== Exercise input

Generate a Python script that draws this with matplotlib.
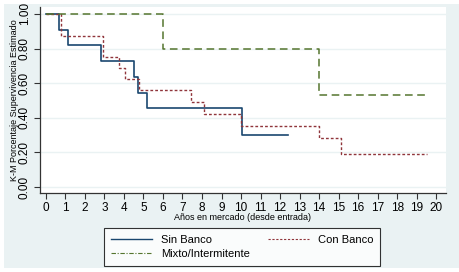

====
== Exercise input

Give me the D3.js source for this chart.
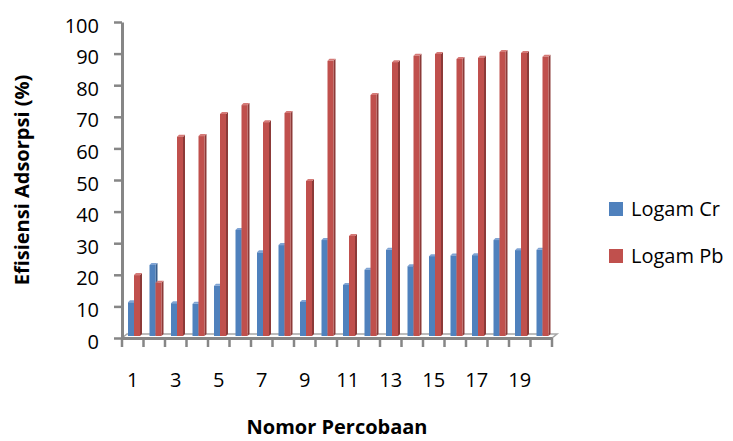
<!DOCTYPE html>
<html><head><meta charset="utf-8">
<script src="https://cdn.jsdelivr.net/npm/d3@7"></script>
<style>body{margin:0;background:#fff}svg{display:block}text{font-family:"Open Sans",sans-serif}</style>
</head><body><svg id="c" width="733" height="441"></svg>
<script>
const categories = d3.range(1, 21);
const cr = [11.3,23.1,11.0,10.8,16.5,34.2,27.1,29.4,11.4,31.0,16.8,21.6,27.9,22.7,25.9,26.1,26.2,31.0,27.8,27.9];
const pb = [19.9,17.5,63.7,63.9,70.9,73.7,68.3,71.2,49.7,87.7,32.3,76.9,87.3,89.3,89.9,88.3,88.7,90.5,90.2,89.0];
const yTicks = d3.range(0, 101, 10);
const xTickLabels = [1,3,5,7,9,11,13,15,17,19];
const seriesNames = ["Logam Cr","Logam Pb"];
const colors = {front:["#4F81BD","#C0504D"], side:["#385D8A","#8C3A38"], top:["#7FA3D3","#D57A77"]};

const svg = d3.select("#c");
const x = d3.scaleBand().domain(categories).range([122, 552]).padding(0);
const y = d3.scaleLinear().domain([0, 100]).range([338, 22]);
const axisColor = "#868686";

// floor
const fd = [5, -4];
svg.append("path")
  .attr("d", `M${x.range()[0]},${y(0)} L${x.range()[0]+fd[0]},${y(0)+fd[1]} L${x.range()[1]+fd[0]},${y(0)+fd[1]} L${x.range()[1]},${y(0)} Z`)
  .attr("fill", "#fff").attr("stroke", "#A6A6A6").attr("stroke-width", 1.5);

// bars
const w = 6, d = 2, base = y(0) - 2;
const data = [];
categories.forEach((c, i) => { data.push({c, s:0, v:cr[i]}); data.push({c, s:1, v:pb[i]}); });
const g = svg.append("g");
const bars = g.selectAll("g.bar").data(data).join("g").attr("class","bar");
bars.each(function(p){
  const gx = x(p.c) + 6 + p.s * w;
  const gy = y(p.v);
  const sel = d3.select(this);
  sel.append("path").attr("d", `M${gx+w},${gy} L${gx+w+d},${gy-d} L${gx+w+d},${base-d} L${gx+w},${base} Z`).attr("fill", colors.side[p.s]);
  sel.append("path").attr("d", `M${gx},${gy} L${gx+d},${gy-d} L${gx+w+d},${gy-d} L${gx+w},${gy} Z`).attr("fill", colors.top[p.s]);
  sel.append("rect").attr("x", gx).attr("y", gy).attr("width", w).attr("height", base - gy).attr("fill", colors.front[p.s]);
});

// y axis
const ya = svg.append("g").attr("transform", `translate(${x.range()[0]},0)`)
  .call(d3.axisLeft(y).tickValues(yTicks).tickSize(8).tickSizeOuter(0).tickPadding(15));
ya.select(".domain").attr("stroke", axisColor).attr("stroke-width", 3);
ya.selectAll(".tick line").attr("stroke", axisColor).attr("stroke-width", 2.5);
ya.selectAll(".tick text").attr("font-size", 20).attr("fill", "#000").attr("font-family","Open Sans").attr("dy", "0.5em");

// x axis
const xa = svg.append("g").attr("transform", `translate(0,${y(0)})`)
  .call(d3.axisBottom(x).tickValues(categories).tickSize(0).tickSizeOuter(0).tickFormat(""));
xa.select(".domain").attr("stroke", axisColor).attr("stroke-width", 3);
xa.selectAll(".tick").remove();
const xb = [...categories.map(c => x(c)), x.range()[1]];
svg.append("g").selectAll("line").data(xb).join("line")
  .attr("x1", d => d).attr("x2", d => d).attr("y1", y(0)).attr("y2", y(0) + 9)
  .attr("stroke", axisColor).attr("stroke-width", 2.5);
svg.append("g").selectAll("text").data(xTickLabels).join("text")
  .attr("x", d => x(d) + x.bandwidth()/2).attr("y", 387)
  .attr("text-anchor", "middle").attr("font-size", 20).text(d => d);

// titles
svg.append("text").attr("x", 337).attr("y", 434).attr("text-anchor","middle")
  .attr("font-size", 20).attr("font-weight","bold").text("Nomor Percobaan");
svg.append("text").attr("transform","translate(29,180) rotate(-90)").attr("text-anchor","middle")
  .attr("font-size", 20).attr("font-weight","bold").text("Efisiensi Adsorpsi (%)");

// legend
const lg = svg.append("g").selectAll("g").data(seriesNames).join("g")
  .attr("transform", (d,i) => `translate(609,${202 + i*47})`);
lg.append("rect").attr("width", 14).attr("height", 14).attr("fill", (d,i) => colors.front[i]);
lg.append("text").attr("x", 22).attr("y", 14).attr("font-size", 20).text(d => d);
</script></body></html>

====

▶ _The exercise_: Report how many lines in the entries hold the string "this". Nothing but the number is wanted.

▶ _Written answer_: 3